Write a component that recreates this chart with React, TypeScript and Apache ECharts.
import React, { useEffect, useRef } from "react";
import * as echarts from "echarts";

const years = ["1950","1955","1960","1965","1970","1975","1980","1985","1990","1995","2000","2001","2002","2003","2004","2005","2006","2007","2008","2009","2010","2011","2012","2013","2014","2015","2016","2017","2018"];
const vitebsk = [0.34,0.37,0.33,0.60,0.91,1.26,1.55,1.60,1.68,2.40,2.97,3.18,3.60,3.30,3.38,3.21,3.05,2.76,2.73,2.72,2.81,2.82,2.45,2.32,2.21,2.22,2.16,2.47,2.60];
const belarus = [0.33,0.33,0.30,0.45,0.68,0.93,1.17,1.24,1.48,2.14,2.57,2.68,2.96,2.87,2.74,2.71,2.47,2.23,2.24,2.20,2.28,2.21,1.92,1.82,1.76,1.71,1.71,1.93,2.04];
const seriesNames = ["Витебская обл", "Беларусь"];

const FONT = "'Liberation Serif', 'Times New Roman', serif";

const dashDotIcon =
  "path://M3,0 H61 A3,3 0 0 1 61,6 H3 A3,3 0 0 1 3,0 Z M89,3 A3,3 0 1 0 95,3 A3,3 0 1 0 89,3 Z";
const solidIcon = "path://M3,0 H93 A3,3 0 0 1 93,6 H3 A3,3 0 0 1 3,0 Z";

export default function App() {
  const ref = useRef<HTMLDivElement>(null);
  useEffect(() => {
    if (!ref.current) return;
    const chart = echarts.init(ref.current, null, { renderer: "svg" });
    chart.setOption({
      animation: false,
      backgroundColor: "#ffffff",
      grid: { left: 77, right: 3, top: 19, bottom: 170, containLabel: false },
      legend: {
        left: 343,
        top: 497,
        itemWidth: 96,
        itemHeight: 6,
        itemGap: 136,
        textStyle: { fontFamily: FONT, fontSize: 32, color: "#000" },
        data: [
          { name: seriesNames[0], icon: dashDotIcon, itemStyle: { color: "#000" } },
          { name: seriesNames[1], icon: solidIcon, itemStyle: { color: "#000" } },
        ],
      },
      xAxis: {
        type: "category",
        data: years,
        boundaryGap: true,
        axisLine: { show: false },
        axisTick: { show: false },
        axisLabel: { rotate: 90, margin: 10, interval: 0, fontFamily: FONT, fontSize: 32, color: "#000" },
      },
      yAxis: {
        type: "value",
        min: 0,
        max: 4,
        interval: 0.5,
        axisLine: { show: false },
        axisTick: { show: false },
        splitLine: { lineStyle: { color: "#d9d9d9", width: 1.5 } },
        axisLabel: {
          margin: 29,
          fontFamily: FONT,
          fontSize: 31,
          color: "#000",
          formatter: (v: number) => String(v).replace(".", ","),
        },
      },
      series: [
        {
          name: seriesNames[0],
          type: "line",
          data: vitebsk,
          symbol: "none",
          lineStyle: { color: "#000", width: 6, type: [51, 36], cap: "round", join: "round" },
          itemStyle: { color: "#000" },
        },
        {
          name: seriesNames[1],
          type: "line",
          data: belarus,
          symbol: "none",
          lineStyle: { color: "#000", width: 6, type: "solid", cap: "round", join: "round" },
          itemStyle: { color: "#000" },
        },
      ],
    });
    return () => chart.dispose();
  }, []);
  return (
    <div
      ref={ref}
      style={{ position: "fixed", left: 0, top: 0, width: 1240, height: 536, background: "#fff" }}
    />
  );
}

###

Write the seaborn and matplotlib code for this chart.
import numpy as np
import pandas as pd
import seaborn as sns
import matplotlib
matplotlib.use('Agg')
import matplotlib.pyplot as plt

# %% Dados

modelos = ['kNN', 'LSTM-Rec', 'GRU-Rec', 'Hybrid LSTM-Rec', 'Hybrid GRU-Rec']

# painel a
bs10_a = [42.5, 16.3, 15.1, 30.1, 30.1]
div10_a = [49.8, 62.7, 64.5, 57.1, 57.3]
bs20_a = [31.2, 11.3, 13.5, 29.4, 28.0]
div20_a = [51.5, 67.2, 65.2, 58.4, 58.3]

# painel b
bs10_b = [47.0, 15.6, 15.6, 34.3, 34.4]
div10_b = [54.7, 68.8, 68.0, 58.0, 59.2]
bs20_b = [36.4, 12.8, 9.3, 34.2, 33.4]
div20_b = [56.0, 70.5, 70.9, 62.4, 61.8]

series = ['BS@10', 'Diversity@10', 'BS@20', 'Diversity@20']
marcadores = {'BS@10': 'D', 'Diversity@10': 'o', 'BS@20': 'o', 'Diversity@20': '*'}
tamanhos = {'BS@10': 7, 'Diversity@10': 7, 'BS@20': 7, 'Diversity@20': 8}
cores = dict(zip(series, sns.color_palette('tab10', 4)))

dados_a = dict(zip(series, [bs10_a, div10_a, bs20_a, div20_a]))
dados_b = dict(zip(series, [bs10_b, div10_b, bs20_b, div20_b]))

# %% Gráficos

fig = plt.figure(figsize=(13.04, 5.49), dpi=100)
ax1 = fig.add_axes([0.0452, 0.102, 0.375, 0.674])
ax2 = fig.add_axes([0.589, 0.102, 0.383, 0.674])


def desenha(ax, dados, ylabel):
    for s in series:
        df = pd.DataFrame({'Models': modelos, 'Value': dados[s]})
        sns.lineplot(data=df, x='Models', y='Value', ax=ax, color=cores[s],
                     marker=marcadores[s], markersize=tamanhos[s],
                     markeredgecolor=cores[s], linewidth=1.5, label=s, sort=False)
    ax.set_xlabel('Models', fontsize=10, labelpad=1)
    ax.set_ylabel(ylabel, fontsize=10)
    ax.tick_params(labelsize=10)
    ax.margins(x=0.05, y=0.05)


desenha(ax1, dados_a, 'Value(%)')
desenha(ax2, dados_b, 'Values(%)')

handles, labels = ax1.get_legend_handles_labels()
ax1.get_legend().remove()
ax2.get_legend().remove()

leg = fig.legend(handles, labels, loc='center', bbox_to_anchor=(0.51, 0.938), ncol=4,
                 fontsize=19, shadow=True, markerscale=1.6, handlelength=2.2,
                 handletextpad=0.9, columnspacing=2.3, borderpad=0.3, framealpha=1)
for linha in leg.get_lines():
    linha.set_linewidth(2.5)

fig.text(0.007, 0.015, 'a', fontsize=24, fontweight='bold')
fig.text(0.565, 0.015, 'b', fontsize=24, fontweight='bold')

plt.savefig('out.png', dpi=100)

###

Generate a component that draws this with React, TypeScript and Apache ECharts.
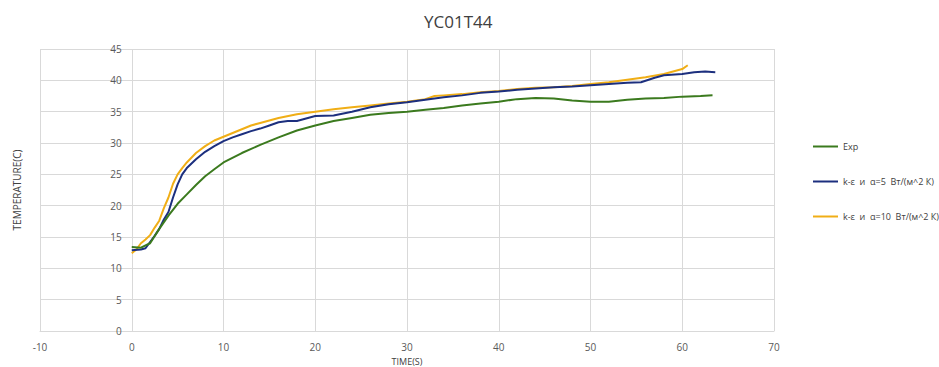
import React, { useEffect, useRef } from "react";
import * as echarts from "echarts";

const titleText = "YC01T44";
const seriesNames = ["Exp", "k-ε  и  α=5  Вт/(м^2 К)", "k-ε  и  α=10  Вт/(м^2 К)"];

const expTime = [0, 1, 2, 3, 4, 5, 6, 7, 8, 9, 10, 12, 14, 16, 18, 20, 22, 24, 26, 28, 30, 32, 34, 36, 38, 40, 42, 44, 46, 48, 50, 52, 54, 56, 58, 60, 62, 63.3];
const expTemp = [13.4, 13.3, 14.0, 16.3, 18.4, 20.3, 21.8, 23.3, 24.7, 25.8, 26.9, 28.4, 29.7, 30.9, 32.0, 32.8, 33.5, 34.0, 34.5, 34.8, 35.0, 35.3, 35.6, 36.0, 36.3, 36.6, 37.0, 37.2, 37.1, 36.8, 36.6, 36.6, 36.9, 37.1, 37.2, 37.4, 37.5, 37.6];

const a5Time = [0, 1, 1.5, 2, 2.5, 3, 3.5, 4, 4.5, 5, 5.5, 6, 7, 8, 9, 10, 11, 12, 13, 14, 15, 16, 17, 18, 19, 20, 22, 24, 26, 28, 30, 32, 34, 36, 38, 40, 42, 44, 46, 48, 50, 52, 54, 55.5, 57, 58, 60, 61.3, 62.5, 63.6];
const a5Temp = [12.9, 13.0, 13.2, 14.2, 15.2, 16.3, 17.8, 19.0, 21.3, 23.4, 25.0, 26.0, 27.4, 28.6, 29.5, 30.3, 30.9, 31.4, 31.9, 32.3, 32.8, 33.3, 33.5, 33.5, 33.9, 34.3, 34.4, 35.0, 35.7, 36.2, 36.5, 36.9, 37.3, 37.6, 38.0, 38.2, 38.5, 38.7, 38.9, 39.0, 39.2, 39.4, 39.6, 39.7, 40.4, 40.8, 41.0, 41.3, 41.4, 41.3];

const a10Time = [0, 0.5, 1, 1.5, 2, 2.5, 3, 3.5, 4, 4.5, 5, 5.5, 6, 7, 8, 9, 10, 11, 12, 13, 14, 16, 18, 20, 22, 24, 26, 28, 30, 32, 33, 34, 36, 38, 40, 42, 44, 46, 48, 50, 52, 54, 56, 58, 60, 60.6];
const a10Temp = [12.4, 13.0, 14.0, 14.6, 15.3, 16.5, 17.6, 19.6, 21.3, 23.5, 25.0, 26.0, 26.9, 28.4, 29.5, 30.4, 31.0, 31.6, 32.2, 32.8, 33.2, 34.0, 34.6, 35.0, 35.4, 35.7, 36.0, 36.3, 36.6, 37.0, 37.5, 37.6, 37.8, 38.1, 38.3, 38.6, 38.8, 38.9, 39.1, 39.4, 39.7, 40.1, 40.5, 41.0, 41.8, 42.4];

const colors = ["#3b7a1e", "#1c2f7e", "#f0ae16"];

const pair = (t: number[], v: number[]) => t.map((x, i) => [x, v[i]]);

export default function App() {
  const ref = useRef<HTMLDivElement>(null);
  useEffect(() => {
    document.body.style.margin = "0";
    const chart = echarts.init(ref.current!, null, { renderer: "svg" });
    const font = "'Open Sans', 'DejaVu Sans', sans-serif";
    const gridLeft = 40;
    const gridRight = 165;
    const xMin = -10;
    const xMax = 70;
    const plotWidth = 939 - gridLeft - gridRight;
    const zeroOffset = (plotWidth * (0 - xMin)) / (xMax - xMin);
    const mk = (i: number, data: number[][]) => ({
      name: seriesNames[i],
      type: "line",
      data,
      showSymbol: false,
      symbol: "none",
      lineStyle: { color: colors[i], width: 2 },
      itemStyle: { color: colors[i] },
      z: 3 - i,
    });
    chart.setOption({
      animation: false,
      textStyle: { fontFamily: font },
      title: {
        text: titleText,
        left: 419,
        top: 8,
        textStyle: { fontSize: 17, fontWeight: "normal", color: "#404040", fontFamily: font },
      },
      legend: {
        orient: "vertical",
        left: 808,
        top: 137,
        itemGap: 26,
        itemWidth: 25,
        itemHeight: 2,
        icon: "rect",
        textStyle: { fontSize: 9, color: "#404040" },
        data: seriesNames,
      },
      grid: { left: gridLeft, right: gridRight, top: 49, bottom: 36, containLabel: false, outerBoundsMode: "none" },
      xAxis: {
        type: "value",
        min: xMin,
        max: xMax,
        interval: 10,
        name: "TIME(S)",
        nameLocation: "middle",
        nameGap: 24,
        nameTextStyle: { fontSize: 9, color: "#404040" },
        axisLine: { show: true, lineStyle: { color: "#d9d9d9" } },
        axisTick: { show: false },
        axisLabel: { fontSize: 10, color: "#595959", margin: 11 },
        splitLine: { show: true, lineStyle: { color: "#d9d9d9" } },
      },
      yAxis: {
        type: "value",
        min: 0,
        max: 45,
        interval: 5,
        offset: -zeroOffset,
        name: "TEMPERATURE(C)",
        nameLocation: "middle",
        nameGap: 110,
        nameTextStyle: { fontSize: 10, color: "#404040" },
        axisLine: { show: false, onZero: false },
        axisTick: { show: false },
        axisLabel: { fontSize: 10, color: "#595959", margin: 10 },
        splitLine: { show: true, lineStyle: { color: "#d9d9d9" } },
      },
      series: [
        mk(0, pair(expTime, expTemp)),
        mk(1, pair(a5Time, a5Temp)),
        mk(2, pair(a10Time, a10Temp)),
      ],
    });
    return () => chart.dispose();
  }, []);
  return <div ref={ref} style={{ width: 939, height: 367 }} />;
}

###

• DIRECTIONS:
Where a line above includes "with", copy that line.

• SOLUTION FOR THIS PROBLEM:
Write a component that recreates this chart with React, TypeScript and Apache ECharts.
Generate a component that draws this with React, TypeScript and Apache ECharts.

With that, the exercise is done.